Just as powerful, you can also exclude who sees your ads. So if you’re targeting a 60 km radius around Vancouver, you can exclude the U.S., or if you’re targeting people who’ve visited your website, you can exclude those who’ve already purchased tickets.
Finally, you get detailed analytics rather than estimated analytics of how well your ads performed: how many people you reached, how many people interacted with your ad, how many people visited your website, and, if you have conversions properly set up, how many people bought tickets, donated or subscribed to your newsletter (depending on your goal).
The flexibility and ability of digital ads really should be the final nail in the coffin of print when you have a limited budget.
Get your Google Ads Grant
If your theatre company is a nonprofit organization, you are eligible for Google’s Ad Grant, which gives you access to $10,000 of free Google Ads every month.
Before you let your jaw drop too far and fawn over Google’s generosity, let me just temper that real quick: they’re a pain in the ass to manage.
The program is designed in a couple ways. First, Google wants nonprofits to use Google Ads properly rather than spam for clicks, which is fine.

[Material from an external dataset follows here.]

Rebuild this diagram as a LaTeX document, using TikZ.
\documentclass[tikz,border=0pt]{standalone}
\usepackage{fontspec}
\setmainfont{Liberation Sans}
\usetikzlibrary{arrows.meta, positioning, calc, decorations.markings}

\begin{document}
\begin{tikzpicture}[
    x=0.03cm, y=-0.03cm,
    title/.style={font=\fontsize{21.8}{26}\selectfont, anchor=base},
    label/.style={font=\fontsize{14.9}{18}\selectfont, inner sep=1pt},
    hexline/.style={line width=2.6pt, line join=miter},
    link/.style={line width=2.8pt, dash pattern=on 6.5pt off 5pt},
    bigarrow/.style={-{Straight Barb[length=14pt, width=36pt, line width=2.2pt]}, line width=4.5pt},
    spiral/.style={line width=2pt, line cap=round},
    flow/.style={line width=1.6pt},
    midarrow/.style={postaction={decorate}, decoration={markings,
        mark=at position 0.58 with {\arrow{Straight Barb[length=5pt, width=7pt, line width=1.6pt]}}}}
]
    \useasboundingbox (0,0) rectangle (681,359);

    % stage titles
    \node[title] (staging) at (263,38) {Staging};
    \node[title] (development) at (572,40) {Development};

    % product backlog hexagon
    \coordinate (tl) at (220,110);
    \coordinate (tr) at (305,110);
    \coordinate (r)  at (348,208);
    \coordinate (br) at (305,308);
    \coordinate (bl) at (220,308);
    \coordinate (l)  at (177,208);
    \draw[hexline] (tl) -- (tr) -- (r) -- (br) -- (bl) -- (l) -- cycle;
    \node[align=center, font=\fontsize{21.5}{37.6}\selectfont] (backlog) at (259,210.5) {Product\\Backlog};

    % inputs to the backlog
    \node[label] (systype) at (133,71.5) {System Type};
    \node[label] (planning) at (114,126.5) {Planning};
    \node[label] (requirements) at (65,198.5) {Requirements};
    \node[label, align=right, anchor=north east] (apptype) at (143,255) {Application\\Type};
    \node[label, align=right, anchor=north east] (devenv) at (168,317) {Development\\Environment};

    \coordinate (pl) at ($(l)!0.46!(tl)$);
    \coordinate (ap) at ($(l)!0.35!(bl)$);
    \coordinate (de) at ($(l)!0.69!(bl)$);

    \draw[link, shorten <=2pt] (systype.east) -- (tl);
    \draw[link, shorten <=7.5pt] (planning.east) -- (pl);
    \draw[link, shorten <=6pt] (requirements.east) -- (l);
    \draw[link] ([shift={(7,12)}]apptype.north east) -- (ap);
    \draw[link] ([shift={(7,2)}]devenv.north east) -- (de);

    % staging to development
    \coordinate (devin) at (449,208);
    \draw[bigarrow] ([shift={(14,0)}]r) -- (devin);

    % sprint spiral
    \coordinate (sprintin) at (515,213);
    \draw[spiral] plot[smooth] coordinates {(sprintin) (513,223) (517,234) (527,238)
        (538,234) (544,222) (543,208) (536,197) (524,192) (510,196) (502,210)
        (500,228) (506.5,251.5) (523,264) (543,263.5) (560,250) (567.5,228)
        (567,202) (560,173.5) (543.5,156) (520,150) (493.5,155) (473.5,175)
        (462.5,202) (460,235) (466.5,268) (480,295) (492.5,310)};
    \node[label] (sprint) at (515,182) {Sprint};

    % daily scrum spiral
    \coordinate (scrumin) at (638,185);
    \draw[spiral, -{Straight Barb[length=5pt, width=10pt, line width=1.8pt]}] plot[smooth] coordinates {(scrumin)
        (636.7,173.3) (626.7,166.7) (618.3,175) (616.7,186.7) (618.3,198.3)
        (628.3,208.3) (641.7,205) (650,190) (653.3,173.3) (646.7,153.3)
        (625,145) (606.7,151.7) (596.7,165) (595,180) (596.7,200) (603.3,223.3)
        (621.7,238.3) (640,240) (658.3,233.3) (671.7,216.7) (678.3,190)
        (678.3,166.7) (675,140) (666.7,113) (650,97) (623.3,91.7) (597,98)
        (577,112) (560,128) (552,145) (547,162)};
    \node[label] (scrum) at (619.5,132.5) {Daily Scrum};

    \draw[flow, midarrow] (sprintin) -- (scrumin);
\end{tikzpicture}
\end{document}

But there are some significant limitations to what you can do with Google Ads (you’re pretty much restricted to search ads).
Google is also likely using their ads grant to :
- get nonprofits hooked on Google Ads and start paying for full access and
- drive up the bids on the keywords.
So Google is really helping out Google the most.
Still $10,000 is nothing to scoff at and even if you’re only able to use $2,000 a month, that’s worth a lot of the hassle.
Take a chance
When you’re on a shoestring budget, every dollar counts. So does every minute of staff work. I hope this gives you some ideas of how to better spend all this budget: money, focus, hours.
Sometimes the biggest cost seems to be in changing the way things are done. But it’s not. Don’t let inertia be the reason you don’t try to do things differently.